Combining the growth cycle approach and other econometric techniques such as the Hodrick-Prescott filter, the industry cycles in the global semiconductor, PCs and flat panel display industries in the past decades are identified.

Industry cycles can be further measured using techniques such as the Fourier analysis. For example, three most powerful cycles of the global semiconductor shipment data in the frequency domain are identified, with an average period of 4 years, 2.29 years, and 1.03 years accordingly (reverting to the original time domain).

==Drivers of industry cycles==
Three main mechanisms are suggested to be responsible for industry cycles, namely industry cycles caused by business cycles; industry cycles caused by mismatch and delay between different market dynamics including investment, capacity, price and sales; and industry cycles caused by the dynamics of innovation.

Many industries boom when the aggregate economy is prosperous and bust when the economy is in recession. In other words, industry cycles of many industries in a given country are correlated with the business cycles of the country. For other industries, mismatch and delay between different dynamics in markets is another important mechanism causing industry cycles. The Bullwhip effect at firm-level and game-like competition at industry-level can cause the sequential boom-bust movement in price, sales, capacity and investment in many industries. Finally, uneven pace of technology change appears to be another main driver of industry cycles as sales in an industry are likely to peak after a ‘dominant design’ has emerged.

==Strategic implications of industry cycles==
Some industrial dynamics can be better understood through the lens of industry cycles. For example, it has been found that industries become more concentrated during the industry cycle downturns.
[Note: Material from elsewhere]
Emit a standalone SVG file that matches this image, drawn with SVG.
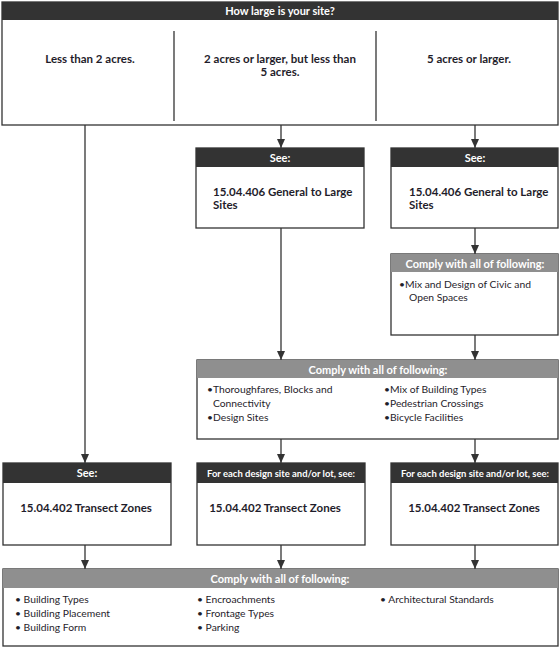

This phenomenon is consistent with the theory of Joseph Schumpeter which views downturns as providing a mechanism of ‘cleansing’ which allocates the resources to stronger competitors in the industry.

Cyclical industrial dynamics constitute a key strategic setting for firms and thus bring many important implications to strategy-making of firms. For example, in the highly cyclical oil-well drilling industry, it has been suggested that, first, companies did adjust their strategic activities such as capital expenditure and asset allocation according to the stage of the cycle, and second, ‘optimal’ strategies varied across cycle stages. In the highly cyclical flat panel display industry, where there have been five upturns and downturns since the industry began in 1990, John Mathews demonstrated that there is a striking pattern in firms’ entry behavior, where not a single successful entry was engineered during an industry upturn. In the marketing literature, the pattern where firms are found to utilize recessions as times to enhance the standing of their brand, has also been noted.